Fort de ce constat, cette rencontre des volontés aurait dû entamer une négociation. Pourtant, il n'en est encore rien et les observateurs ont attribué, un peu vite, cette absence de dialogue politique à un blocage supposé de la France qui demanderait à ses partenaires de ne pas négocier "avec les terroristes", position exprimée par le Président Macron en écho aux déclarations du sommet de Pau. Cette analyse est erronée et la position française a été caricaturée, ou mal comprise, participant ainsi au flou qui persiste autour de cet enjeu des négociations, dont les potentiels bienfaits ont déjà été admirablement analysés (notamment par l’International Crisis Group). La France reste ainsi engagée, sans ambiguïté, dans la lutte contre les organisations terroristes (Al Qaïda, État Islamique), souhaitant rappeler à ses partenaires la nécessité d’opérer une distinction entre ces dernières, recevant leurs ordres de Syrie, d'Afghanistan ou d'Iran, et les recrutés locaux, souvent moins fanatiques, embarqués dans une confrontation avec leurs institutions.

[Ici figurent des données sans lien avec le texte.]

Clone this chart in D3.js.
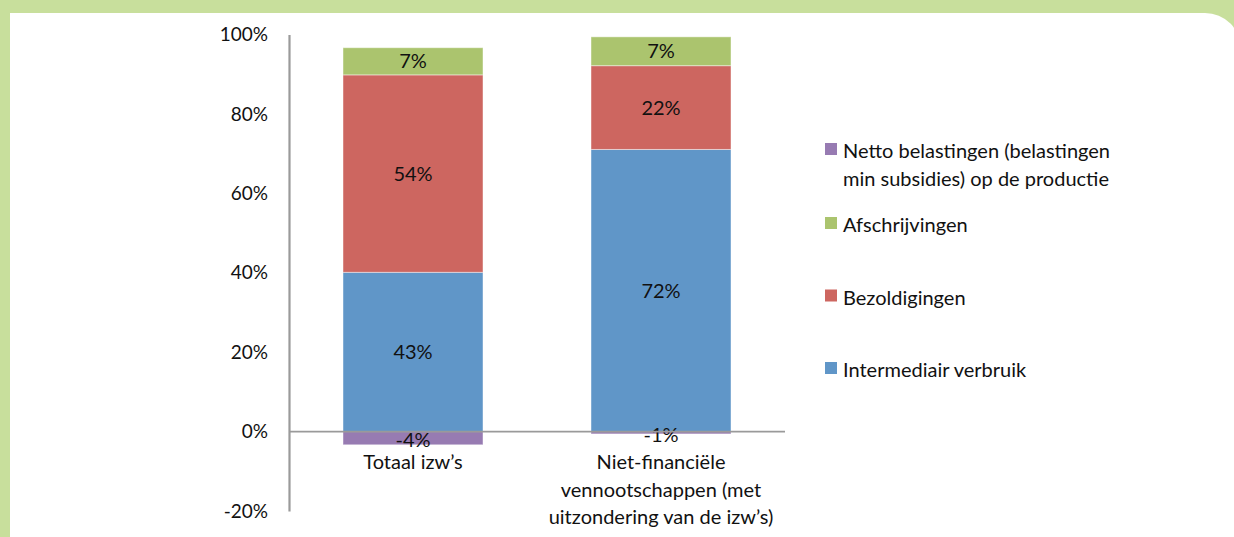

Il s'agit donc ici de revenir en détail sur la réalité des enjeux sous-tendus par ces négociations, qui varient en fonction des acteurs de la confrontation. Les situations sont différentes dans chaque pays et en fonction du positionnement de chaque acteur, c'est cette grille de lecture supplémentaire qui manque et permet d'expliquer en partie l'absence, pour l'heure, de dialogue de réconciliation nationale efficace susceptible d’apaiser les violences.
Sortir du flou en caractérisant chaque acteur : l'épicentre malien
Une confusion importante persiste dans la description des objectifs et des attentes de chacun des acteurs impliqués dans cette guerre civile. Ce flou permet à la rhétorique nationaliste des autorités qui se sont succédés à Bamako de désigner d’un même terme ("terroriste") tous les groupes armés auxquels ils font face dans le nord et le centre du pays.
Cette confusion a été largement entretenue par Al Qaïda, qui, dès 2010-2011, a demandé à ses branches dans le monde de favoriser l'émergence de groupes islamistes armés locaux pour disparaître derrière ces paravents. C'est précisément ce qu'il s’est passé, en 2012, dans le nord du Mali occupé, avec la création d'Ansar Al Charia et d'Ansar Eddine, puis, en 2017, avec la fusion des groupes au sein du JNIM. Cette stratégie de confusion a permis de légitimer sur le plan social et politique des groupes locaux, pourtant largement pilotés ou soutenus en coulisse par des vétérans du jihad global, considérés comme des "jusqu’au boutistes" difficilement réintégrables à la vie civile.